The request: Copy out the listing that follows, exact in every word, and skip the images.

[START Source excerpt]

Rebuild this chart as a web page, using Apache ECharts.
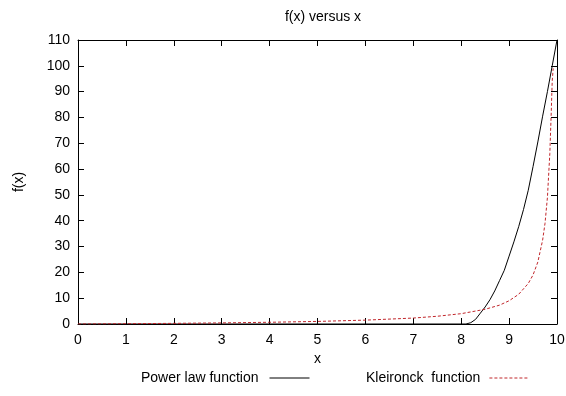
<!DOCTYPE html>
<html>
<head>
<meta charset="utf-8">
<script src="https://cdn.jsdelivr.net/npm/echarts@6/dist/echarts.min.js"></script>
<style>
  html, body { margin: 0; padding: 0; background: #fff; }
  #chart { width: 566px; height: 396px; }
</style>
</head>
<body>
<div id="chart"></div>
<script>
// values
var powerX = [0, 1, 2, 3, 4, 5, 6, 7, 8, 8.1, 8.2, 8.3, 8.4, 8.5, 8.6, 8.7, 8.8, 8.9, 9.0, 9.1, 9.2, 9.3, 9.4, 9.5, 9.6, 9.7, 9.8, 9.9, 10];
var powerY = [0, 0, 0, 0, 0, 0, 0, 0, 0, 0, 0.5, 1.8, 4.2, 6.6, 9.4, 12.8, 16.8, 20.8, 26.3, 31.8, 37.7, 44.3, 51.8, 61, 70.5, 80.5, 90, 100, 110];

var kleinX = [0, 1, 2, 3, 4, 5, 6, 7, 7.5, 8, 8.5, 8.8, 9, 9.2, 9.4, 9.5, 9.6, 9.7, 9.75, 9.8, 9.85, 9.88, 9.9, 9.92];
var kleinY = [0, 0.11, 0.25, 0.43, 0.67, 1, 1.5, 2.3, 3, 4, 5.7, 7.3, 9, 11.5, 15.7, 19, 24, 32.5, 39, 49, 66, 82, 94, 99];

var xTicks = { min: 0, max: 10, interval: 1 };
var yTicks = { min: 0, max: 110, interval: 10 };

function pairs(xs, ys) {
  var out = [];
  for (var i = 0; i < xs.length; i++) out.push([xs[i], ys[i]]);
  return out;
}

var font = 'Liberation Sans, Arial, sans-serif';
function axisLine() { return { show: true, onZero: false, lineStyle: { color: '#000', width: 1 } }; }
function tick() { return { show: true, inside: true, length: 6, lineStyle: { color: '#000', width: 1 } }; }
// mirror axes: see-through labels, only line and ticks should show
function ghostLabel() { return { show: true, color: 'rgba(0,0,0,0)', fontSize: 14 }; }

var chart = echarts.init(document.getElementById('chart'));
chart.setOption({
  animation: false,
  title: {
    text: 'f(x) versus x',
    left: 318, top: 5, textAlign: 'center',
    textStyle: { fontFamily: font, fontSize: 14, fontWeight: 'normal', color: '#000' }
  },
  grid: { left: 78, right: 9, top: 40, bottom: 72, outerBoundsMode: 'none' },
  legend: [{
    left: 141, top: 371, align: 'right', padding: 0,
    itemWidth: 40, itemHeight: 10,
    itemStyle: { opacity: 0 },
    lineStyle: { width: 1 },
    data: ['Power law function'],
    textStyle: { fontFamily: font, fontSize: 14, color: '#000', padding: [0, 6, 0, 0] }
  }, {
    left: 366, top: 371, align: 'right', padding: 0,
    itemWidth: 40, itemHeight: 10,
    itemStyle: { opacity: 0 },
    lineStyle: { width: 1 },
    data: ['Kleironck  function'],
    textStyle: { fontFamily: font, fontSize: 14, color: '#000', padding: [0, 4, 0, 0] }
  }],
  xAxis: [{
    type: 'value', position: 'bottom',
    min: xTicks.min, max: xTicks.max, interval: xTicks.interval,
    name: 'x', nameLocation: 'middle', nameGap: 27,
    nameTextStyle: { fontFamily: font, fontSize: 14, color: '#000' },
    axisLine: axisLine(), axisTick: tick(), splitLine: { show: false },
    axisLabel: { fontFamily: font, fontSize: 14, color: '#000', margin: 9 }
  }, {
    type: 'value', position: 'top',
    min: xTicks.min, max: xTicks.max, interval: xTicks.interval,
    axisLine: axisLine(), axisTick: tick(), splitLine: { show: false },
    axisLabel: ghostLabel()
  }],
  yAxis: [{
    type: 'value', position: 'left',
    min: yTicks.min, max: yTicks.max, interval: yTicks.interval,
    name: 'f(x)', nameLocation: 'middle', nameGap: 52, nameRotate: 90,
    nameTextStyle: { fontFamily: font, fontSize: 14, color: '#000' },
    axisLine: axisLine(), axisTick: tick(), splitLine: { show: false },
    axisLabel: { fontFamily: font, fontSize: 14, color: '#000', margin: 8 }
  }, {
    type: 'value', position: 'right',
    min: yTicks.min, max: yTicks.max, interval: yTicks.interval,
    axisLine: axisLine(), axisTick: tick(), splitLine: { show: false },
    axisLabel: ghostLabel()
  }],
  series: [{
    name: 'Power law function',
    type: 'line',
    symbol: 'none',
    lineStyle: { color: '#000', width: 1 },
    itemStyle: { color: '#000' },
    data: pairs(powerX, powerY)
  }, {
    name: 'Kleironck  function',
    type: 'line',
    symbol: 'none',
    lineStyle: { color: '#c0262b', width: 1, type: [3, 2] },
    itemStyle: { color: '#c0262b' },
    data: pairs(kleinX, kleinY)
  }]
});
</script>
</body>
</html>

[END Source excerpt]

Correct result:
Rebuild this chart as a web page, using Apache ECharts.
<!DOCTYPE html>
<html>
<head>
<meta charset="utf-8">
<script src="https://cdn.jsdelivr.net/npm/echarts@6/dist/echarts.min.js"></script>
<style>
  html, body { margin: 0; padding: 0; background: #fff; }
  #chart { width: 566px; height: 396px; }
</style>
</head>
<body>
<div id="chart"></div>
<script>
// values
var powerX = [0, 1, 2, 3, 4, 5, 6, 7, 8, 8.1, 8.2, 8.3, 8.4, 8.5, 8.6, 8.7, 8.8, 8.9, 9.0, 9.1, 9.2, 9.3, 9.4, 9.5, 9.6, 9.7, 9.8, 9.9, 10];
var powerY = [0, 0, 0, 0, 0, 0, 0, 0, 0, 0, 0.5, 1.8, 4.2, 6.6, 9.4, 12.8, 16.8, 20.8, 26.3, 31.8, 37.7, 44.3, 51.8, 61, 70.5, 80.5, 90, 100, 110];

var kleinX = [0, 1, 2, 3, 4, 5, 6, 7, 7.5, 8, 8.5, 8.8, 9, 9.2, 9.4, 9.5, 9.6, 9.7, 9.75, 9.8, 9.85, 9.88, 9.9, 9.92];
var kleinY = [0, 0.11, 0.25, 0.43, 0.67, 1, 1.5, 2.3, 3, 4, 5.7, 7.3, 9, 11.5, 15.7, 19, 24, 32.5, 39, 49, 66, 82, 94, 99];

var xTicks = { min: 0, max: 10, interval: 1 };
var yTicks = { min: 0, max: 110, interval: 10 };

function pairs(xs, ys) {
  var out = [];
  for (var i = 0; i < xs.length; i++) out.push([xs[i], ys[i]]);
  return out;
}

var font = 'Liberation Sans, Arial, sans-serif';
function axisLine() { return { show: true, onZero: false, lineStyle: { color: '#000', width: 1 } }; }
function tick() { return { show: true, inside: true, length: 6, lineStyle: { color: '#000', width: 1 } }; }
// mirror axes: see-through labels, only line and ticks should show
function ghostLabel() { return { show: true, color: 'rgba(0,0,0,0)', fontSize: 14 }; }

var chart = echarts.init(document.getElementById('chart'));
chart.setOption({
  animation: false,
  title: {
    text: 'f(x) versus x',
    left: 318, top: 5, textAlign: 'center',
    textStyle: { fontFamily: font, fontSize: 14, fontWeight: 'normal', color: '#000' }
  },
  grid: { left: 78, right: 9, top: 40, bottom: 72, outerBoundsMode: 'none' },
  legend: [{
    left: 141, top: 371, align: 'right', padding: 0,
    itemWidth: 40, itemHeight: 10,
    itemStyle: { opacity: 0 },
    lineStyle: { width: 1 },
    data: ['Power law function'],
    textStyle: { fontFamily: font, fontSize: 14, color: '#000', padding: [0, 6, 0, 0] }
  }, {
    left: 366, top: 371, align: 'right', padding: 0,
    itemWidth: 40, itemHeight: 10,
    itemStyle: { opacity: 0 },
    lineStyle: { width: 1 },
    data: ['Kleironck  function'],
    textStyle: { fontFamily: font, fontSize: 14, color: '#000', padding: [0, 4, 0, 0] }
  }],
  xAxis: [{
    type: 'value', position: 'bottom',
    min: xTicks.min, max: xTicks.max, interval: xTicks.interval,
    name: 'x', nameLocation: 'middle', nameGap: 27,
    nameTextStyle: { fontFamily: font, fontSize: 14, color: '#000' },
    axisLine: axisLine(), axisTick: tick(), splitLine: { show: false },
    axisLabel: { fontFamily: font, fontSize: 14, color: '#000', margin: 9 }
  }, {
    type: 'value', position: 'top',
    min: xTicks.min, max: xTicks.max, interval: xTicks.interval,
    axisLine: axisLine(), axisTick: tick(), splitLine: { show: false },
    axisLabel: ghostLabel()
  }],
  yAxis: [{
    type: 'value', position: 'left',
    min: yTicks.min, max: yTicks.max, interval: yTicks.interval,
    name: 'f(x)', nameLocation: 'middle', nameGap: 52, nameRotate: 90,
    nameTextStyle: { fontFamily: font, fontSize: 14, color: '#000' },
    axisLine: axisLine(), axisTick: tick(), splitLine: { show: false },
    axisLabel: { fontFamily: font, fontSize: 14, color: '#000', margin: 8 }
  }, {
    type: 'value', position: 'right',
    min: yTicks.min, max: yTicks.max, interval: yTicks.interval,
    axisLine: axisLine(), axisTick: tick(), splitLine: { show: false },
    axisLabel: ghostLabel()
  }],
  series: [{
    name: 'Power law function',
    type: 'line',
    symbol: 'none',
    lineStyle: { color: '#000', width: 1 },
    itemStyle: { color: '#000' },
    data: pairs(powerX, powerY)
  }, {
    name: 'Kleironck  function',
    type: 'line',
    symbol: 'none',
    lineStyle: { color: '#c0262b', width: 1, type: [3, 2] },
    itemStyle: { color: '#c0262b' },
    data: pairs(kleinX, kleinY)
  }]
});
</script>
</body>
</html>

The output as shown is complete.